Kansas State Fire Marshal's Office
700 SW Jackson, Suite 600
Topeka, KS 66603
Phone: 785-296-3401
Fax: 785-296-0151

The Office of the Kansas State Fire Marshal was created in 1917.

Fire Facts:
  • On January 28, 1978 a fire at the Coates House Hotel killed 20 and injured at least six in downtown Kansas City, Missouri.
Kentucky State Fire Marshal

Office of the State Fire Marshal
101 Sea Hero Rd., Suite 100
Frankfort, KY 40601
Phone: 502-573-0382
Fax: 502-573-1004

The Office of the Kentucky State Fire Marshal is part of the Department of Housing, Buildings and Construction, which was established in 1978. At that time, the Office of Fire Marshal was transferred from the Department of Insurance in accordance with recommendations resulting from the investigation of the Beverly Hills Supper Club Fire.
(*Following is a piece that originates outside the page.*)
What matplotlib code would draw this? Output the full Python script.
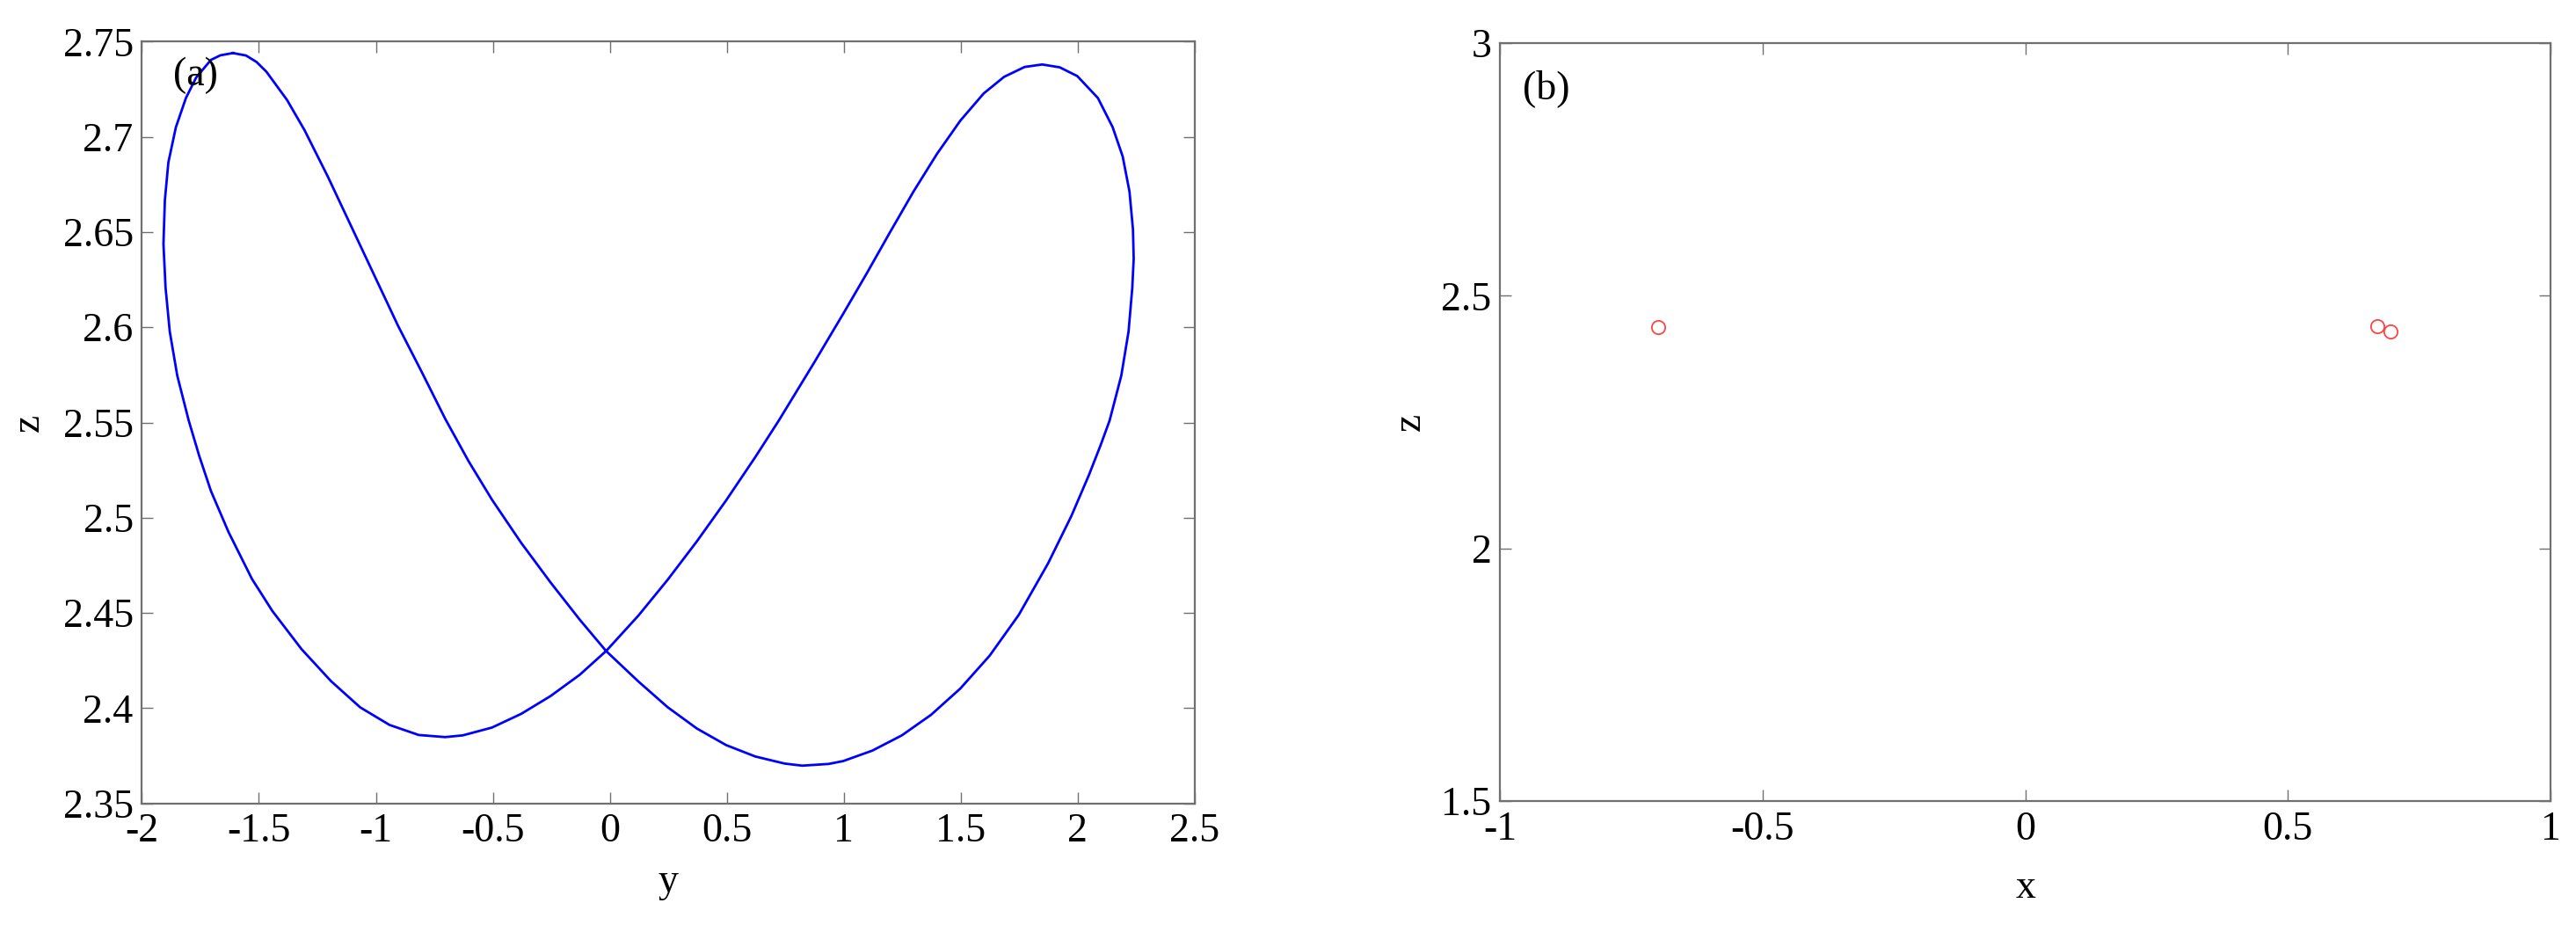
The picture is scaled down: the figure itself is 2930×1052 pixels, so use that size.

Numerous deficiencies, including poor oversight by regulatory authorities and extreme safety code violations were factors.

Fire Facts:
  • The May 28, 1977 Beverly Hills Supper Club Fire in Southgate, Kentucky was the third deadliest nightclub fire in the United States, with 165 dead and over 200 injured.
Louisiana State Fire Marshal

The Louisiana State Fire Marshal's Office
8181 Independence Blvd.
Baton Rouge, Louisiana 70806
Phone: 800-256-5452

The Office of Fire Marshal is under the purview of the Louisiana Department of Public Safety & Corrections.

Fire Facts:
  • The Great New Orleans Fire of 1788 destroyed nearly 80% of the structures in New Orleans (856 out of 1,100 buildings).
  • Just six years later, the Great New Orleans Fire of 1794 destroyed 212 more buildings.